Sedangkan di Indonesia, salah satu hal yang bisa dijadikan contoh adalah tentang class action atau gugatan perwakilan kelompok. Sebelum tahun 1997, meskipun belum ada aturan hukum yang mengatur mengenai class action, namun gugatan class action sudah pernah dipraktekkan dalam dunia peradilan di Indonesia. Setidaknya ada 3 gugatan class action yang mendahului sebelum class action diakui dalam sistem hukum Indonesia. Gugatan class action yang pertama di Indonesia dimulai pada tahun 1987 terhadap Kasus R.O. Tambunan melawan Bentoel Remaja, Perusahaan Iklan, dan Radio Swasta Niaga Prambors yang diajukan di PN Jakarta Pusat. Menyusul kemudian Kasus Muchtar Pakpahan melawan Gubernur DKI Jakarta dan Kakanwil Kesehatan DKI (kasus Endemi demam Berdarah) di PN Jakarta Pusat pada tahun 1988. Setelah itu adalah gugatan class action yang diajukan oleh Yayasan Lembaga Konsumen Indonesia (YLKI) melawan PT. PLN Persero (kasus pemadaman listrik se-Jawa Bali tanggal 13 April 1997) pada tahun 1997 di PN Jakarta Selatan.

Dari ketiga kasus class action di atas sayangnya tidak ada satupun gugatan yang dapat diterima oleh pengadilan dengan pertimbangan: (a) Gugatan class action bertentangan dengan adagium hukum yang berlaku bahwa tidak ada kepentinganmerujuk yurisprudensi MA dalam putusan pada tahun 1971 yang menyatakan gugatan harus diajukan oleh orang yang memiliki hubungan hukum; (b) Pihak penggugat tidak berdasarkan pada suatu Surat Khusus, sedangkan dalam 123 HIR disebutkan bahwa untuk dapat mewakili pihak lain yang tidak ada hubungan hukum diperlukan suatu Surat Khusus; (c) Belum ada hukum positif di Indonesia yang mengatur mengenai gugatan class action, baik soal definisi maupun prosedur mengajukan gugatan class action ke pengadilan.

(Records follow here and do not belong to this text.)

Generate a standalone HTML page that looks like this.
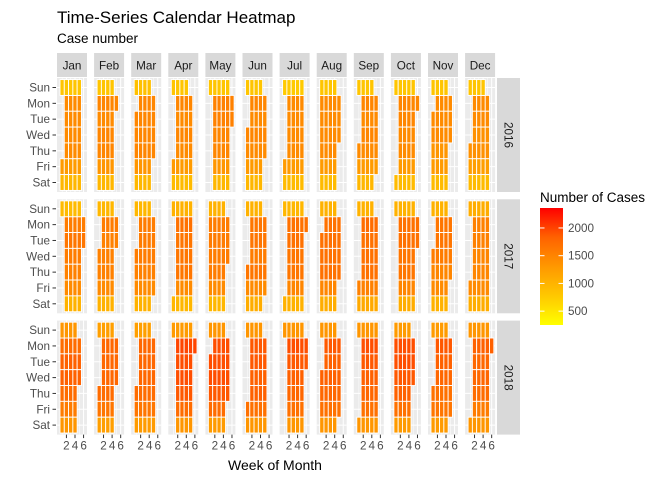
<!DOCTYPE html>
<html><head><meta charset="utf-8"><style>
html,body{margin:0;padding:0;background:#fff;}
svg{display:block;font-family:"Liberation Sans",sans-serif;}
</style></head><body>
<svg id="chart" width="672" height="480" viewBox="0 0 672 480">
<defs>
<linearGradient id="grad" x1="0" y1="1" x2="0" y2="0">
<stop offset="0" stop-color="#FFFF00"/><stop offset="0.25" stop-color="#FFC800"/><stop offset="0.5" stop-color="#FF9800"/><stop offset="0.75" stop-color="#FF6200"/><stop offset="1" stop-color="#FF0000"/>
</linearGradient>
</defs>
<text x="57" y="23" font-size="17" fill="#000">Time-Series Calendar Heatmap</text>
<text x="57" y="43" font-size="13.5" fill="#000">Case number</text>
<text x="275" y="470" font-size="14" text-anchor="middle" fill="#000">Week of Month</text>
<g id="panels"></g>
<g>
<text x="540" y="202" font-size="13.5" fill="#000">Number of Cases</text>
<rect x="540" y="208" width="23" height="117" fill="url(#grad)"/>
<g id="legend-ticks"></g>
</g>
</svg>
<script>
const years = [2016, 2017, 2018];
const months = ["Jan","Feb","Mar","Apr","May","Jun","Jul","Aug","Sep","Oct","Nov","Dec"];
const weekdays = ["Sun","Mon","Tue","Wed","Thu","Fri","Sat"];
const weekTicks = [2, 4, 6];
const legendTicks = [500, 1000, 1500, 2000];
const cases2016 = [
 [850,1450,1450,1450,1450,1300,1000],[850,1500,1450,1500,1500,1350,1000],[900,1500,1500,1500,1500,1350,1000],
 [850,1500,1450,1500,1450,1300,950],[850,1550,1550,1500,1500,1350,1000],[850,1500,1450,1500,1450,1300,1000],
 [800,1450,1450,1450,1450,1300,950],[850,1450,1450,1450,1450,1300,950],[850,1500,1450,1500,1450,1300,1000],
 [850,1500,1500,1450,1450,1300,950],[850,1450,1450,1450,1350,1300,950],[850,1450,1450,1400,1400,1250,950]];
const cases2017 = [
 [950,1600,1650,1600,1550,1450,1050],[1000,1600,1550,1550,1550,1450,1050],[1000,1600,1600,1600,1550,1450,1050],
 [1050,1700,1650,1650,1650,1450,1000],[1050,1600,1600,1600,1600,1450,1000],[1050,1650,1650,1600,1650,1450,1100],
 [1000,1700,1700,1650,1650,1500,1050],[1050,1700,1700,1700,1700,1500,1100],[1050,1750,1700,1700,1700,1550,1150],
 [1050,1700,1700,1650,1650,1500,1100],[1050,1650,1650,1600,1500,1450,1050],[1100,1550,1550,1500,1500,1450,1100]];
const cases2018 = [
 [1350,1750,1850,1850,1750,1600,1350],[1250,1800,1800,1800,1750,1650,1250],[1250,1800,1800,1800,1750,1650,1300],
 [1300,2000,1950,1950,1900,1750,1350],[1350,1950,1950,1950,1900,1750,1300],[1350,1900,1900,1850,1850,1700,1350],
 [1350,1950,1900,1850,1800,1700,1350],[1350,1900,1850,1850,1800,1700,1350],[1350,1950,1900,1850,1800,1700,1350],
 [1300,1950,1950,1900,1850,1700,1300],[1300,1900,1850,1800,1700,1650,1300],[1350,1850,1800,1800,1750,1600,1350]];
const casesByYear = [cases2016, cases2017, cases2018];

const vMin = 300, vMax = 2360;
const stops = [[0,[255,255,0]],[0.25,[255,200,0]],[0.5,[255,152,0]],[0.75,[255,98,0]],[1,[255,0,0]]];
function colorFor(v){
  let t = Math.max(0, Math.min(1, (v - vMin) / (vMax - vMin)));
  for (let i = 1; i < stops.length; i++) {
    if (t <= stops[i][0]) {
      const a = stops[i-1], b = stops[i], f = (t - a[0]) / (b[0] - a[0]);
      const c = a[1].map((x, k) => Math.round(x + (b[1][k] - x) * f));
      return `rgb(${c[0]},${c[1]},${c[2]})`;
    }
  }
  return "rgb(255,0,0)";
}
const NS = "http://www.w3.org/2000/svg";
function mk(tag, attrs, parent){ const e = document.createElementNS(NS, tag); for (const k in attrs) e.setAttribute(k, attrs[k]); parent.appendChild(e); return e; }

const panelLeft0 = 57, panelPitchX = 37.1, panelW = 30;
const panelTop0 = 78, panelPitchY = 121.3, panelH = 114;
const xUnit = panelW / 7;
const yUnit = panelH / 7.2;
function xScale(px, w){ return px + (w + 0.2) * xUnit; }
function yScale(py, r){ return py + (r - 0.4) * yUnit; }

const root = document.getElementById("panels");
months.forEach((m, i) => {
  const x = panelLeft0 + i * panelPitchX;
  const s = mk("rect", {x: x, y: 53, width: panelW, height: 24, fill: "#D9D9D9"}, root);
  
  
  const t = mk("text", {x: x + panelW / 2, y: 69.5, "font-size": 11.7, "text-anchor": "middle", fill: "#1A1A1A"}, root);
  t.textContent = m;
  
  
});
years.forEach((yr, yi) => {
  const py = panelTop0 + yi * panelPitchY;
  const ys = mk("rect", {x: 497, y: py, width: 23, height: panelH, fill: "#D9D9D9"}, root);
  
  
  const yt = mk("text", {x: 0, y: 0, "font-size": 11.7, "text-anchor": "middle", fill: "#1A1A1A", transform: `translate(504.5,${py + panelH / 2}) rotate(90)`}, root);
  yt.textContent = yr;
  
  
  weekdays.forEach((wd, r) => {
    const cy = yScale(py, r + 1);
    const lt = mk("text", {x: 50, y: cy + 4, "font-size": 11.7, "text-anchor": "end", fill: "#4D4D4D"}, root);
    lt.textContent = wd;
    
    
    mk("line", {x1: 52.5, x2: 56, y1: cy, y2: cy, stroke: "#333", "stroke-width": 1}, root);
  });
  months.forEach((m, mi) => {
    const px = panelLeft0 + mi * panelPitchX;
    const g = mk("g", {}, root);
    
    
    mk("rect", {x: px, y: py, width: panelW, height: panelH, fill: "#EBEBEB"}, g);
    [1, 3, 5].forEach(w => mk("line", {x1: xScale(px, w), x2: xScale(px, w), y1: py, y2: py + panelH, stroke: "#fff", "stroke-width": 0.5}, g));
    weekTicks.forEach(w => mk("line", {x1: xScale(px, w), x2: xScale(px, w), y1: py, y2: py + panelH, stroke: "#fff", "stroke-width": 1}, g));
    for (let r = 1; r <= 7; r++) mk("line", {x1: px, x2: px + panelW, y1: yScale(py, r), y2: yScale(py, r), stroke: "#fff", "stroke-width": 1}, g);
    const first = new Date(yr, mi, 1);
    const offset = (first.getDay() + 6) % 7;
    const nDays = new Date(yr, mi + 1, 0).getDate();
    const vals = casesByYear[yi][mi];
    for (let d = 1; d <= nDays; d++) {
      const wdI = new Date(yr, mi, d).getDay();
      const week = Math.floor((d - 1 + offset) / 7) + 1;
      const v = vals[wdI];
      const cell = mk("rect", {x: xScale(px, week - 0.5), y: yScale(py, wdI + 0.5), width: xUnit, height: yUnit, fill: colorFor(v), stroke: "#fff", "stroke-width": 0.9}, g);
      
      
    }
    if (yi === 2) {
      weekTicks.forEach(w => {
        const x = xScale(px, w);
        mk("line", {x1: x, x2: x, y1: py + panelH, y2: py + panelH + 3.5, stroke: "#333", "stroke-width": 1}, root);
        const xt = mk("text", {x: x, y: py + panelH + 15, "font-size": 11.7, "text-anchor": "middle", fill: "#4D4D4D"}, root);
        xt.textContent = w;
        
        
      });
    }
  });
});
const lg = document.getElementById("legend-ticks");
legendTicks.forEach(v => {
  const y = 325 - (v - 250) / (2360 - 250) * 117;
  mk("line", {x1: 540, x2: 544.5, y1: y, y2: y, stroke: "#fff", "stroke-width": 1}, lg);
  mk("line", {x1: 558.5, x2: 563, y1: y, y2: y, stroke: "#fff", "stroke-width": 1}, lg);
  const t = mk("text", {x: 568, y: y + 4, "font-size": 11.7, fill: "#4D4D4D"}, lg);
  t.textContent = v;
  
  
});
</script>
</body></html>
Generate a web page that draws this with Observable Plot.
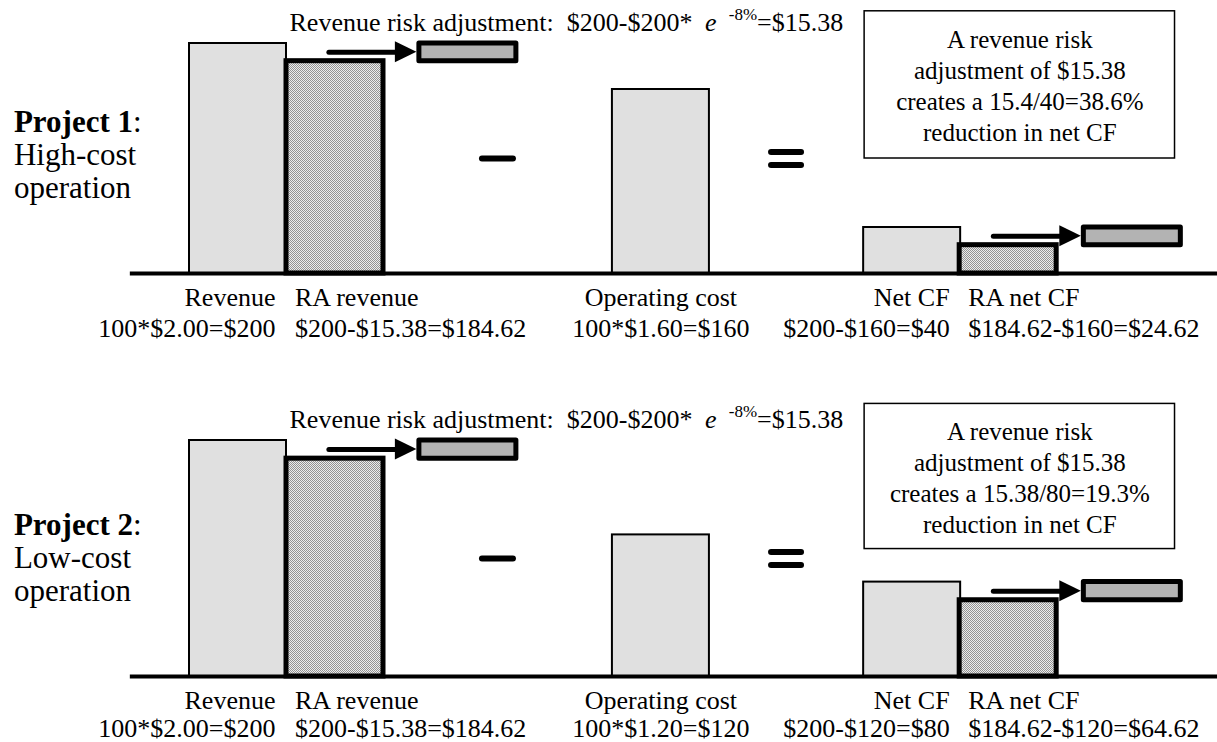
<!DOCTYPE html>
<html>
<head>
<meta charset="utf-8">
<script src="https://cdn.jsdelivr.net/npm/d3@7"></script>
<script src="https://cdn.jsdelivr.net/npm/@observablehq/plot@0.6"></script>
<style>
  html, body { margin: 0; padding: 0; background: #fff; }
  #chart { width: 1217px; }
  #chart svg { display: block; }
</style>
</head>
<body>
<!-- fine dither used for the risk-adjusted bars -->
<svg width="0" height="0" style="position:absolute">
  <defs>
    <pattern id="dither" width="2" height="2" patternUnits="userSpaceOnUse">
      <rect width="2" height="2" fill="#ececec"/>
      <rect width="1" height="1" fill="#929292"/>
      <rect x="1" y="1" width="1" height="1" fill="#929292"/>
    </pattern>
  </defs>
</svg>
<div id="chart"></div>
<script>
// ---- data ----
const categories = ["Revenue", "RA revenue", "Operating cost", "Net CF", "RA net CF"];
const project1Values = [200, 184.62, 160, 40, 24.62];
const project2Values = [200, 184.62, 120, 80, 64.62];
const project1Formulas = ["100*$2.00=$200", "$200-$15.38=$184.62", "100*$1.60=$160", "$200-$160=$40", "$184.62-$160=$24.62"];
const project2Formulas = ["100*$2.00=$200", "$200-$15.38=$184.62", "100*$1.20=$120", "$200-$120=$80", "$184.62-$120=$64.62"];
const riskAdjustment = 15.38;
const riskFormula = ["Revenue risk adjustment:  $200-$200* ", "e", " -8%", "=$15.38"];
const project1Note = ["A revenue risk", "adjustment of $15.38", "creates a 15.4/40=38.6%", "reduction in net CF"];
const project2Note = ["A revenue risk", "adjustment of $15.38", "creates a 15.38/80=19.3%", "reduction in net CF"];
const projectNames = ["Project 1", "Project 2"];
const projectKinds = [["High-cost", "operation"], ["Low-cost", "operation"]];

// ---- layout (x in bar-width units, 1 unit = 97px) ----
const UNIT = 97;
const barStart = {"Revenue": 0, "RA revenue": 1, "Operating cost": 4.36, "Net CF": 6.95, "RA net CF": 7.94};
const labelAnchor = {"Revenue": "end", "RA revenue": "start", "Operating cost": "middle", "Net CF": "end", "RA net CF": "start"};
const riskShift = {"RA revenue": 1.37, "RA net CF": 1.28};
const noteX = [6.96, 10.16];
const titleX = -1.81;
const FONT = "'Liberation Serif', 'Times New Roman', Times, serif";

function drawPanel(cfg) {
  const k = cfg.k;
  const px = v => v / k;      // pixel length -> dollars
  const ux = v => v / UNIT;   // pixel length -> bar units

  const bars = categories.map((c, i) => ({
    category: c, value: cfg.values[i], formula: cfg.formulas[i],
    x1: barStart[c], x2: barStart[c] + 1, cx: barStart[c] + 0.5, y0: 0,
    adjusted: c.startsWith("RA"), anchor: labelAnchor[c]
  }));
  const by = Object.fromEntries(bars.map(d => [d.category, d]));

  // risk adjustment slices, moved to the right of the adjusted bars
  const risk = [["Revenue", "RA revenue"], ["Net CF", "RA net CF"]].map(([a, b]) => {
    const x1 = by[b].x1 + riskShift[b];
    const top = by[a].value;
    return {x1, x2: x1 + 1, y1: top - riskAdjustment, y2: top, ym: top - riskAdjustment / 2};
  });
  const shafts = risk.map(r => ({y: r.ym, x1: r.x1 - ux(90), x2: r.x1 - ux(20)}));
  const heads = risk.flatMap((r, i) => [
    {id: i, x: r.x1 - ux(24), y1: r.ym - px(10.5), y2: r.ym + px(10.5)},
    {id: i, x: r.x1 - ux(2.5), y1: r.ym, y2: r.ym}
  ]);

  // "minus" and "equals" operators between the bars
  const opY = cfg.values[0] / 2;
  const minusX = (by["RA revenue"].x2 + by["Operating cost"].x1) / 2;
  const equalsX = (by["Operating cost"].x2 + by["Net CF"].x1) / 2;
  const ops = [
    {y: opY, x1: minusX - ux(15.5), x2: minusX + ux(15.5)},
    {y: opY + px(6.5), x1: equalsX - ux(15), x2: equalsX + ux(15)},
    {y: opY - px(6.5), x1: equalsX - ux(15), x2: equalsX + ux(15)}
  ];

  const note = [{x1: noteX[0], x2: noteX[1], y1: cfg.noteY[0], y2: cfg.noteY[1],
    cx: (noteX[0] + noteX[1]) / 2, cy: (cfg.noteY[0] + cfg.noteY[1]) / 2, text: cfg.note.join("\n")}];

  const titleAt = [{x: titleX, y: 0}];

  const labelMarks = [];
  for (const [anchor, xField, dx] of [["end", "x2", -11], ["start", "x1", 8.5], ["middle", "cx", 0]]) {
    const subset = bars.filter(d => d.anchor === anchor);
    labelMarks.push(
      Plot.text(subset, {x: xField, y: "y0", text: "category", textAnchor: anchor, dx, dy: 24, fontSize: 26, fontFamily: FONT}),
      Plot.text(subset, {x: xField, y: "y0", text: "formula", textAnchor: anchor, dx, dy: cfg.line2, fontSize: 26, fontFamily: FONT})
    );
  }

  const svg = Plot.plot({
    width: 1217,
    height: cfg.height,
    margin: 0,
    x: {type: "linear", domain: [0, 1], range: [189, 189 + UNIT], axis: null},
    y: {type: "linear", domain: [0, 100], range: [cfg.baseline, cfg.baseline - 100 * k], axis: null},
    style: {fontFamily: FONT, background: "white", color: "black"},
    marks: [
      Plot.rect(note, {x1: "x1", x2: "x2", y1: "y1", y2: "y2", fill: "white", stroke: "black", strokeWidth: 1.5}),
      Plot.text(note, {x: "cx", y: "cy", text: "text", fontSize: 25, lineHeight: 1.24, fontFamily: FONT}),
      Plot.rect(bars.filter(d => !d.adjusted), {x1: "x1", x2: "x2", y1: "y0", y2: "value", fill: "#e0e0e0", stroke: "black", strokeWidth: 2}),
      Plot.rect(bars.filter(d => d.adjusted), {x1: "x1", x2: "x2", y1: "y0", y2: "value", fill: "url(#dither)", stroke: "black", strokeWidth: 5}),
      Plot.rect(risk, {x1: "x1", x2: "x2", y1: "y1", y2: "y2", fill: "#b3b3b3", stroke: "black", strokeWidth: 5, strokeLinejoin: "round"}),
      Plot.ruleY(shafts, {y: "y", x1: "x1", x2: "x2", stroke: "black", strokeWidth: 5, strokeLinecap: "round"}),
      Plot.areaY(heads, {x: "x", y1: "y1", y2: "y2", z: "id", fill: "black"}),
      Plot.ruleY([{y: 0, x1: -0.61, x2: 10.7}], {y: "y", x1: "x1", x2: "x2", stroke: "black", strokeWidth: 4}),
      Plot.ruleY(ops, {y: "y", x1: "x1", x2: "x2", stroke: "black", strokeWidth: 6, strokeLinecap: "round"}),
      ...labelMarks,
      Plot.text([{x: by["RA revenue"].x1, y: cfg.values[0]}], {x: "x", y: "y", text: () => riskFormula.join(""), textAnchor: "start", dx: 3, dy: -21, fontSize: 26, fontFamily: FONT, ariaLabel: () => "risk formula"}),
      Plot.text(titleAt, {x: "x", y: "y", text: () => cfg.name + ":", textAnchor: "start", dy: -151, fontSize: 31, fontFamily: FONT, ariaLabel: () => "project name"}),
      Plot.text(titleAt, {x: "x", y: "y", text: () => cfg.kinds[0], textAnchor: "start", dy: -118, fontSize: 31, fontFamily: FONT}),
      Plot.text(titleAt, {x: "x", y: "y", text: () => cfg.kinds[1], textAnchor: "start", dy: -85, fontSize: 31, fontFamily: FONT})
    ]
  });

  // rich text: italic e with a raised exponent, bold project name
  d3.select(svg).selectAll('text[aria-label="risk formula"]').each(function () {
    const t = d3.select(this).text(null);
    t.append("tspan").text(riskFormula[0]);
    t.append("tspan").attr("font-style", "italic").attr("dx", 6).text(riskFormula[1]);
    t.append("tspan").attr("font-size", 17).attr("dx", 8).attr("dy", -11).text(riskFormula[2]);
    t.append("tspan").attr("dy", 11).text(riskFormula[3]);
  });
  d3.select(svg).selectAll('text[aria-label="project name"]').each(function () {
    const t = d3.select(this).text(null);
    t.append("tspan").attr("font-weight", "bold").text(cfg.name);
    t.append("tspan").text(":");
  });
  return svg;
}

const chart = document.getElementById("chart");
chart.append(drawPanel({
  values: project1Values, formulas: project1Formulas, note: project1Note,
  name: projectNames[0], kinds: projectKinds[0],
  height: 400, baseline: 273, k: 1.15, noteY: [100, 228], line2: 55
}));
chart.append(drawPanel({
  values: project2Values, formulas: project2Formulas, note: project2Note,
  name: projectNames[1], kinds: projectKinds[1],
  height: 342, baseline: 276, k: 1.18, noteY: [108, 231], line2: 52
}));
</script>
</body>
</html>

Setelah melalui proses uji-coba yang cukup panjang, akhirnya class action diakui keberadaannya dalam sistem hukum di Indonesia melalui UU No. 23 Tahun 1997 tentang Lingkungan Hidup dan UU No. 8 Tahun 1999 tentang Perlindungan Konsumen. Walaupun class action hanya diatur dalam beberapa pasal saja, namun hal tersebut merupakan sejarah baru hukum Indonesia. Terhadap class action ini kemudian Mahkamah Agung menerbitkan Peraturan Mahkamah Agung No. 1 Tahun 2002 tentang Acara Gugatan Perwakilan Kelompok.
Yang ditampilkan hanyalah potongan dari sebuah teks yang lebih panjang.